** Begin Data provided **
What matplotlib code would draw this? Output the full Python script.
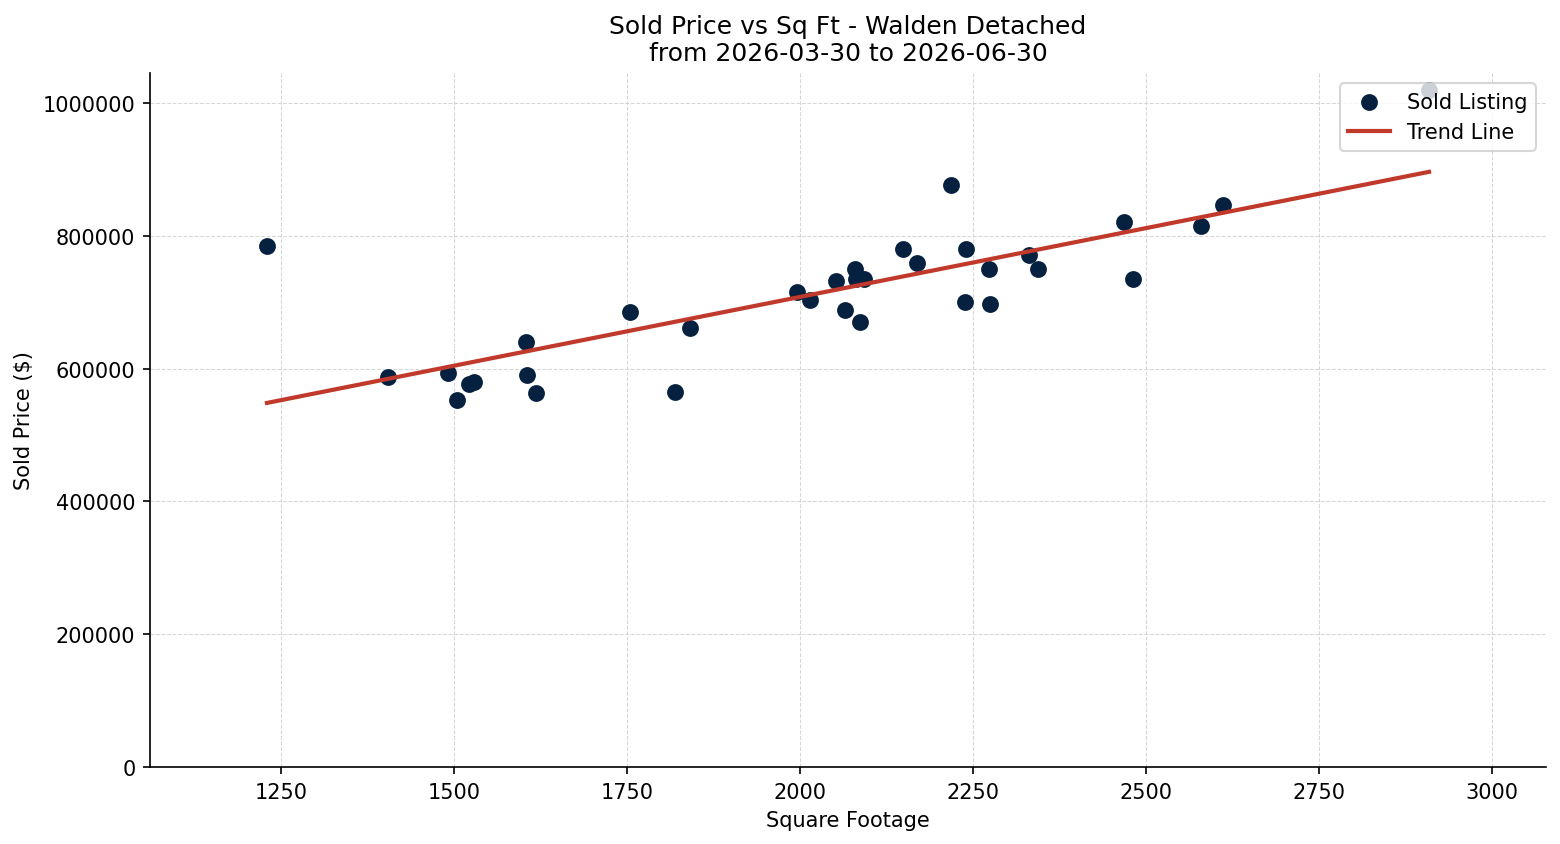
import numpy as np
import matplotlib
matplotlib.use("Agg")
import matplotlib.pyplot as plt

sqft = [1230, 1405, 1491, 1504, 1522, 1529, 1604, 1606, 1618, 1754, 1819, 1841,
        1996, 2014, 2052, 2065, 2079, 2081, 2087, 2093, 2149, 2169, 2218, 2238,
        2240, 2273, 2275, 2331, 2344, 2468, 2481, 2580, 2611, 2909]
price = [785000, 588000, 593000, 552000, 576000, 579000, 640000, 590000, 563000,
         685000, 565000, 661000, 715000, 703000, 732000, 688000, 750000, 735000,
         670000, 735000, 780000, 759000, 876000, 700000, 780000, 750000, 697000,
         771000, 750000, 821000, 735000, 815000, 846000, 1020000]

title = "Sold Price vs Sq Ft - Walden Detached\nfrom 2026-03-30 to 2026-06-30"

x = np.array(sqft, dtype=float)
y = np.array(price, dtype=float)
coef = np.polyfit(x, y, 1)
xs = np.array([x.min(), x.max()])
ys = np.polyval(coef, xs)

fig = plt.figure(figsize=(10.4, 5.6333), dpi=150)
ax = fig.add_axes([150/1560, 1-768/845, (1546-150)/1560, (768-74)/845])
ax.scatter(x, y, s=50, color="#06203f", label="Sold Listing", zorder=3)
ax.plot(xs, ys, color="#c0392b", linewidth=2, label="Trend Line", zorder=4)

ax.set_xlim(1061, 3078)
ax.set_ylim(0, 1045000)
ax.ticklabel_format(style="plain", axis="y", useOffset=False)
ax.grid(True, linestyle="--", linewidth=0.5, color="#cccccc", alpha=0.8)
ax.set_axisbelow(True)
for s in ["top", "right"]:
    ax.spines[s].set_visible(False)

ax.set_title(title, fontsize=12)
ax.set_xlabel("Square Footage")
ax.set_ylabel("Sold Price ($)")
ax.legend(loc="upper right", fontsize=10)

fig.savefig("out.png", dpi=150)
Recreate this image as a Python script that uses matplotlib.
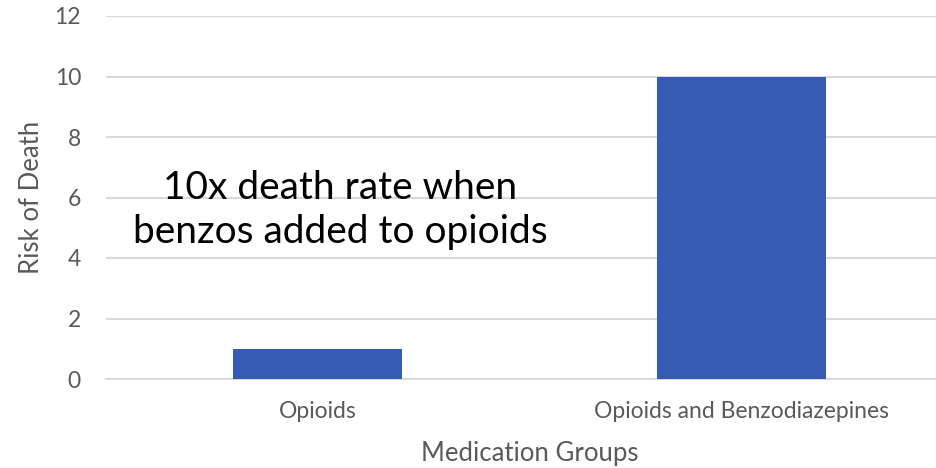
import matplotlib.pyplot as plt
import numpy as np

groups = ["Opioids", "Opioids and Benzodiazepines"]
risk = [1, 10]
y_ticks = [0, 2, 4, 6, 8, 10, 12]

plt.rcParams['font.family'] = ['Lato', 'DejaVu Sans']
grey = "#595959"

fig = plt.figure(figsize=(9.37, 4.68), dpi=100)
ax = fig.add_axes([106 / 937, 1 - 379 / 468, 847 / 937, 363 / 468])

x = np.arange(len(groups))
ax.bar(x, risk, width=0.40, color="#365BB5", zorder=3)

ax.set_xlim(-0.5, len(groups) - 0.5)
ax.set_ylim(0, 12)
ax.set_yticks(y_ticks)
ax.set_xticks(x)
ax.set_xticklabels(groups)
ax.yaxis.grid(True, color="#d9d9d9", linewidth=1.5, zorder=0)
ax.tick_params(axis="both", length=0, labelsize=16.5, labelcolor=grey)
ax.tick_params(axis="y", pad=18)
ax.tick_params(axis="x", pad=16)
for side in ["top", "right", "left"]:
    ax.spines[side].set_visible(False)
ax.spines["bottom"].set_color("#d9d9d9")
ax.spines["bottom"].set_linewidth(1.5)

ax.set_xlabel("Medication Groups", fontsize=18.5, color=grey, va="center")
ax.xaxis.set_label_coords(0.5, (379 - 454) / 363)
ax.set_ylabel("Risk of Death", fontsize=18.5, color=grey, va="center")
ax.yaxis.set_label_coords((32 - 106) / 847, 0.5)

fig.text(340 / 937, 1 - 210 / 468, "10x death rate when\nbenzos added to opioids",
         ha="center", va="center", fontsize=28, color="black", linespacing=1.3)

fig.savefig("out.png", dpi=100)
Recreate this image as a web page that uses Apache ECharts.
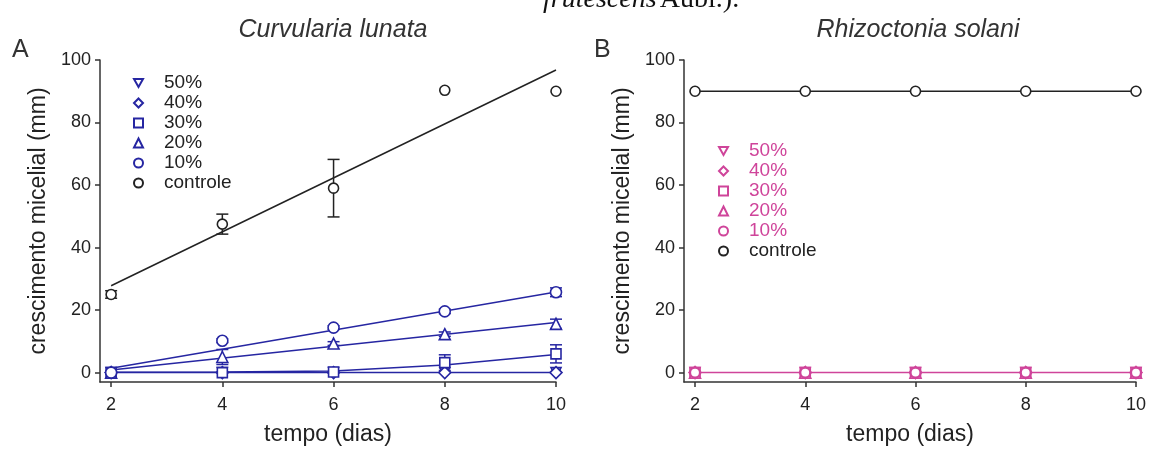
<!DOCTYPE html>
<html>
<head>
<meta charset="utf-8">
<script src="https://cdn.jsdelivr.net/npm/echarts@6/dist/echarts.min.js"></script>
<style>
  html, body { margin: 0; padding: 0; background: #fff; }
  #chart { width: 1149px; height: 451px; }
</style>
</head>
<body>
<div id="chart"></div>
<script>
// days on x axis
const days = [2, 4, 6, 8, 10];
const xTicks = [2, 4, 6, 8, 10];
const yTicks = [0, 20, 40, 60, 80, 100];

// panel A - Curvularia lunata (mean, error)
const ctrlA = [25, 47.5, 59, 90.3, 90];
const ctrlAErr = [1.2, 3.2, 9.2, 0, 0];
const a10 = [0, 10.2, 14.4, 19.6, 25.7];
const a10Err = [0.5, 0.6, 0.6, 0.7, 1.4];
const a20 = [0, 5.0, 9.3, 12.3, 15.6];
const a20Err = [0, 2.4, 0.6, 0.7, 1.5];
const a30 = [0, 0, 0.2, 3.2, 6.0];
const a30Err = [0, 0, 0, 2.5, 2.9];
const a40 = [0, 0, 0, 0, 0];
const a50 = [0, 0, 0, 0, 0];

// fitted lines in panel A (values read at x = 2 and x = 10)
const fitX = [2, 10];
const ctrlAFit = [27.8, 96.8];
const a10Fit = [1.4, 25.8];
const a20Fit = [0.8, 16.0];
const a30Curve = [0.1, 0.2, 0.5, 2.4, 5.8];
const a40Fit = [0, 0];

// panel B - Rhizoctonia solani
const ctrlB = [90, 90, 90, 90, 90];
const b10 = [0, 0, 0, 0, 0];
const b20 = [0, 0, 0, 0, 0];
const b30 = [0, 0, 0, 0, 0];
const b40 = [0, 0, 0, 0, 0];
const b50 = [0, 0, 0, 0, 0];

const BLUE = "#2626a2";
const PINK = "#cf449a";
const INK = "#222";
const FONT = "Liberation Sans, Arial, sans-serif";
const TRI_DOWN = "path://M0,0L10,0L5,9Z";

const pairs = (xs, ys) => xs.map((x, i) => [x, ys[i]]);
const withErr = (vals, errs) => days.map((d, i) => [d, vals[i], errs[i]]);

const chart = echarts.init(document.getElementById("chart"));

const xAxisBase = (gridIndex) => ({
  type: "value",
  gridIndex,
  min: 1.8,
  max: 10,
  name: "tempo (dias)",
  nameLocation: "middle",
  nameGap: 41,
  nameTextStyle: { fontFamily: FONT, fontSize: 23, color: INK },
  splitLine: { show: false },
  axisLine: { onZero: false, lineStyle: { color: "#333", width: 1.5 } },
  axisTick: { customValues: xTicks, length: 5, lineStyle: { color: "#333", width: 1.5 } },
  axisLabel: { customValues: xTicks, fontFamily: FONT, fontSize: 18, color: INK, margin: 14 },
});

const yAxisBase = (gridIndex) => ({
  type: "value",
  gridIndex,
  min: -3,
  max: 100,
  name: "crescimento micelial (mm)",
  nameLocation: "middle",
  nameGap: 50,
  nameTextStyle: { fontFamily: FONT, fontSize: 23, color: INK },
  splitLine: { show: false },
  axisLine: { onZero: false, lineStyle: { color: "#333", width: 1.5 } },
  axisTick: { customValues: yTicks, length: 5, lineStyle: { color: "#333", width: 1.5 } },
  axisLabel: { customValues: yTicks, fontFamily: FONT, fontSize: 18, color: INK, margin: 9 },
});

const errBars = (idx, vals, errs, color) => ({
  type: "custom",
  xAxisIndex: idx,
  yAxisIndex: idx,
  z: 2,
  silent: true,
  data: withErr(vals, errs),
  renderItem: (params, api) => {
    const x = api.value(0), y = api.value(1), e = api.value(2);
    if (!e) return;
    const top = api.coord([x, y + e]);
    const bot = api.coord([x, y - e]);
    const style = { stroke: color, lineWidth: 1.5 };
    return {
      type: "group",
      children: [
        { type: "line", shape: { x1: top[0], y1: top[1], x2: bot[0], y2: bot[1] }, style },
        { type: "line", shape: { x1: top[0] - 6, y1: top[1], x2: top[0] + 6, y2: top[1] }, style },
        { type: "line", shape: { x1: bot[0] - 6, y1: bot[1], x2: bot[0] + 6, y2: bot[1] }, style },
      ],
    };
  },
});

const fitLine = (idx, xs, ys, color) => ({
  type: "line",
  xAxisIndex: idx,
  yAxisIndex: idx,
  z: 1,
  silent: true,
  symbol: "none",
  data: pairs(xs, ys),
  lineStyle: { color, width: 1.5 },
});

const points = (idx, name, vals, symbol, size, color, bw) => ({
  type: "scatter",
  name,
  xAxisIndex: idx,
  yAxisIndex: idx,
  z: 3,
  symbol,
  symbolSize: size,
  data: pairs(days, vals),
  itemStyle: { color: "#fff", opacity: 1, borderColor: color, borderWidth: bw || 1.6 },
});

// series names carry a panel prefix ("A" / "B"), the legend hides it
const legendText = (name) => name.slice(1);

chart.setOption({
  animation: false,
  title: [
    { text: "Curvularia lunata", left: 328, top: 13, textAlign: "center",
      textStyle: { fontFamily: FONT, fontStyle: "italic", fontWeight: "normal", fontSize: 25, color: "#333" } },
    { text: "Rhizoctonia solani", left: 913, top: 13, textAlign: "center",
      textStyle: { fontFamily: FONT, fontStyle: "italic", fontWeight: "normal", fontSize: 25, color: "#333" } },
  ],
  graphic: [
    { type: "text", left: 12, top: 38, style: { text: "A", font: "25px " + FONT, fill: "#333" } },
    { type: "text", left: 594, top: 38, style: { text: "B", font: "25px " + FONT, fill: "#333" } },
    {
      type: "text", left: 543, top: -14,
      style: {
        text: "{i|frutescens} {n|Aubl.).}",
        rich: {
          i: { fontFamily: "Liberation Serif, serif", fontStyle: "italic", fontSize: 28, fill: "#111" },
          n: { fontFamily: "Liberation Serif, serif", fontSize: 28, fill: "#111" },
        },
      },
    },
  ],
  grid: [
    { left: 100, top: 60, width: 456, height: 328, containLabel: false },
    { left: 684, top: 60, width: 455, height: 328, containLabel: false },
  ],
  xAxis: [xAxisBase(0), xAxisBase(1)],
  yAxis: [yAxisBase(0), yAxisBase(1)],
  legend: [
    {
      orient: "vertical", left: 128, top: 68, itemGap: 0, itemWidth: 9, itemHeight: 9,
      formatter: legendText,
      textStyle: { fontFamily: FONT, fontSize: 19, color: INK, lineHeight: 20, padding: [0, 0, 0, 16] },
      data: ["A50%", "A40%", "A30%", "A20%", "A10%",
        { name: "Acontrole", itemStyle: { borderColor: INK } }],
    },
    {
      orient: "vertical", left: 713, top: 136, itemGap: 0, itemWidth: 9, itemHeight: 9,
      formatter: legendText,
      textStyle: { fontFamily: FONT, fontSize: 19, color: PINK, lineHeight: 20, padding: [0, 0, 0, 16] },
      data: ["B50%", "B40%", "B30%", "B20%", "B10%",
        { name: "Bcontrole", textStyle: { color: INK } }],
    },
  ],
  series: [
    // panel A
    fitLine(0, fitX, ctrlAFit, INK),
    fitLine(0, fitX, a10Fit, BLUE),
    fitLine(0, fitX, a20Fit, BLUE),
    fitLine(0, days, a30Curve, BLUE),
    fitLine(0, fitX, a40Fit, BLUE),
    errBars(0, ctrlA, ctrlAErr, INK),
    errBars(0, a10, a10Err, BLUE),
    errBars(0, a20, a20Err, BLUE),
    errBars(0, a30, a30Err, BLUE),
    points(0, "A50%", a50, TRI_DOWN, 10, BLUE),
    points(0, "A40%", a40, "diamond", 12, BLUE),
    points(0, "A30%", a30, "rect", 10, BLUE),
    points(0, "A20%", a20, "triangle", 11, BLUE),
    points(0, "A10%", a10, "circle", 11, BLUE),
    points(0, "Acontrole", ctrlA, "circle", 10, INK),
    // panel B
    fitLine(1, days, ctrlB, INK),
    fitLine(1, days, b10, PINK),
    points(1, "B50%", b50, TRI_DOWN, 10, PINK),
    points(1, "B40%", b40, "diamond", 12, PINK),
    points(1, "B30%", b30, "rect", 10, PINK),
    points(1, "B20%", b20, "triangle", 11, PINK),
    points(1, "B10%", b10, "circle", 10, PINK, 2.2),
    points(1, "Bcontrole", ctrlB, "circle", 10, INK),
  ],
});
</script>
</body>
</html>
** End Data provided **
#### What is asked:
Look above for the line with "Recreate this image as a web" and the line with "const a50 = [0, 0, 0, 0, 0];", then copy exactly the lines from the first through the second, both kept, with no pictures.

#### Task output:
Recreate this image as a web page that uses Apache ECharts.
<!DOCTYPE html>
<html>
<head>
<meta charset="utf-8">
<script src="https://cdn.jsdelivr.net/npm/echarts@6/dist/echarts.min.js"></script>
<style>
  html, body { margin: 0; padding: 0; background: #fff; }
  #chart { width: 1149px; height: 451px; }
</style>
</head>
<body>
<div id="chart"></div>
<script>
// days on x axis
const days = [2, 4, 6, 8, 10];
const xTicks = [2, 4, 6, 8, 10];
const yTicks = [0, 20, 40, 60, 80, 100];

// panel A - Curvularia lunata (mean, error)
const ctrlA = [25, 47.5, 59, 90.3, 90];
const ctrlAErr = [1.2, 3.2, 9.2, 0, 0];
const a10 = [0, 10.2, 14.4, 19.6, 25.7];
const a10Err = [0.5, 0.6, 0.6, 0.7, 1.4];
const a20 = [0, 5.0, 9.3, 12.3, 15.6];
const a20Err = [0, 2.4, 0.6, 0.7, 1.5];
const a30 = [0, 0, 0.2, 3.2, 6.0];
const a30Err = [0, 0, 0, 2.5, 2.9];
const a40 = [0, 0, 0, 0, 0];
const a50 = [0, 0, 0, 0, 0];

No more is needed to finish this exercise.